Exactly retype the lines from the top of the data through the line containing "import plotly.graph_objects as go", leaving out every picture.
[Begin Material]
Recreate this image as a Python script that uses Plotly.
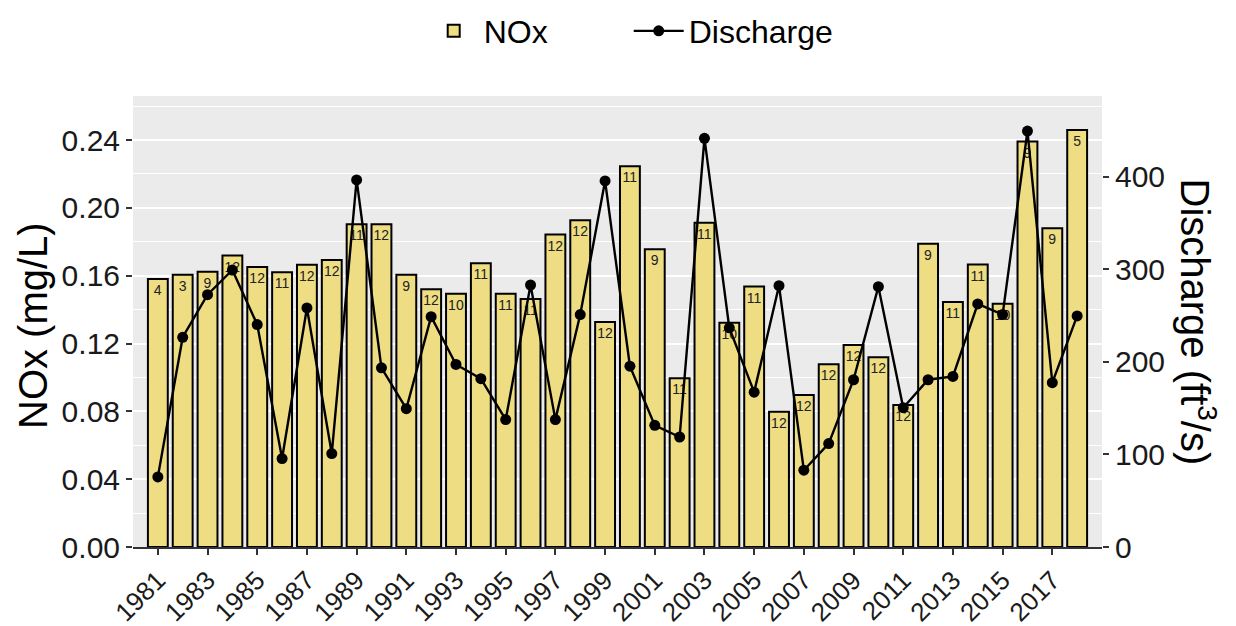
import plotly.graph_objects as go

years = list(range(1981, 2019))
nox = [0.158, 0.1605, 0.1624, 0.1719, 0.1652, 0.162, 0.1664, 0.1693, 0.1904, 0.1904,
       0.1605, 0.152, 0.1493, 0.1674, 0.1493, 0.1463, 0.1843, 0.1927, 0.1327, 0.2246,
       0.1756, 0.0995, 0.1913, 0.1323, 0.1536, 0.0797, 0.0897, 0.1078, 0.1192, 0.1119,
       0.0838, 0.1789, 0.1445, 0.1666, 0.1435, 0.2391, 0.188, 0.246]
discharge = [75.8, 226.7, 272.8, 299.4, 240.4, 95.6, 258.4, 101, 396.8, 193.7,
             149.5, 249, 197.3, 181.9, 137.7, 283.2, 137.7, 251.2, 395.7, 195.5,
             131.5, 118.9, 441.7, 236.9, 167.4, 282.5, 83, 111.8, 180.8, 281.4,
             150.6, 180.8, 184.4, 262.7, 251.2, 449.6, 177.6, 249.8]
n_samples = [4, 3, 9, 12, 12, 11, 12, 12, 11, 12,
             9, 12, 10, 11, 11, 11, 12, 12, 12, 11,
             9, 11, 11, 10, 11, 12, 12, 12, 12, 12,
             12, 9, 11, 11, 10, 9, 9, 5]
tick_years = list(range(1981, 2018, 2))

FONT = "Liberation Sans, Arial, sans-serif"

fig = go.Figure()
fig.add_trace(go.Bar(
    x=years, y=nox, name="NOx", width=0.8,
    marker=dict(color="#EEDD82", line=dict(color="black", width=2)),
    text=[str(v) for v in n_samples], textposition="inside",
    insidetextanchor="end", constraintext="none",
    textfont=dict(size=14, color="#222222", family=FONT),
))
fig.add_trace(go.Scatter(
    x=years, y=discharge, name="Discharge", yaxis="y2",
    mode="lines+markers",
    line=dict(color="black", width=2.4),
    marker=dict(color="black", size=11),
))

fig.update_layout(
    width=1228, height=618,
    margin=dict(l=125, r=134, t=88, b=79, autoexpand=False),
    paper_bgcolor="white", plot_bgcolor="#EBEBEB",
    font=dict(family=FONT, color="black"),
    uniformtext=dict(minsize=14, mode="show"),
    showlegend=True,
    legend=dict(orientation="h", x=0.3, xanchor="left", y=1.144, yanchor="middle",
                font=dict(size=32, family=FONT), itemwidth=50,
                entrywidth=140, entrywidthmode="pixels",
                bgcolor="rgba(0,0,0,0)"),
    xaxis=dict(range=[1980.0, 2019.0], tickmode="array", tickvals=tick_years,
               ticktext=[str(y) for y in tick_years], tickangle=-45,
               tickfont=dict(size=26, color="#1a1a1a"),
               ticks="outside", ticklen=6, tickwidth=1.5, tickcolor="#333333",
               showgrid=False, zeroline=False,
               showline=True, linecolor="#333333", linewidth=1.5),
    yaxis=dict(range=[0, 0.266], tickmode="array",
               tickvals=[0, 0.04, 0.08, 0.12, 0.16, 0.20, 0.24],
               ticktext=["0.00", "0.04", "0.08", "0.12", "0.16", "0.20", "0.24"],
               tickfont=dict(size=30, color="#1a1a1a"),
               ticks="outside", ticklen=6, tickwidth=1.5, tickcolor="#333333",
               showgrid=True, gridcolor="white", gridwidth=1.6,
               minor=dict(tickvals=[0.02, 0.06, 0.10, 0.14, 0.18, 0.22, 0.26],
                          showgrid=True, gridcolor="white", gridwidth=1),
               zeroline=False, showline=False),
    yaxis2=dict(range=[0, 487.5], overlaying="y", side="right",
                tickvals=[0, 100, 200, 300, 400],
                tickfont=dict(size=30, color="#1a1a1a"),
                ticks="outside", ticklen=6, tickwidth=1.5, tickcolor="#333333",
                showgrid=False, zeroline=False, showline=False),
    annotations=[
        dict(text="NOx (mg/L)", textangle=-90, x=0, xref="paper", xshift=-100,
             xanchor="center", y=0.49, yref="paper", yanchor="middle",
             showarrow=False, font=dict(size=40, family=FONT)),
        dict(text="Discharge (ft<sup>3</sup>/s)", textangle=90, x=1.0, xref="paper",
             xshift=96, xanchor="center", y=0.5, yref="paper", yanchor="middle",
             showarrow=False, font=dict(size=40, family=FONT)),
    ],
)

fig.write_html("out.html")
[End Material]
Output of the exercise
Recreate this image as a Python script that uses Plotly.
import plotly.graph_objects as go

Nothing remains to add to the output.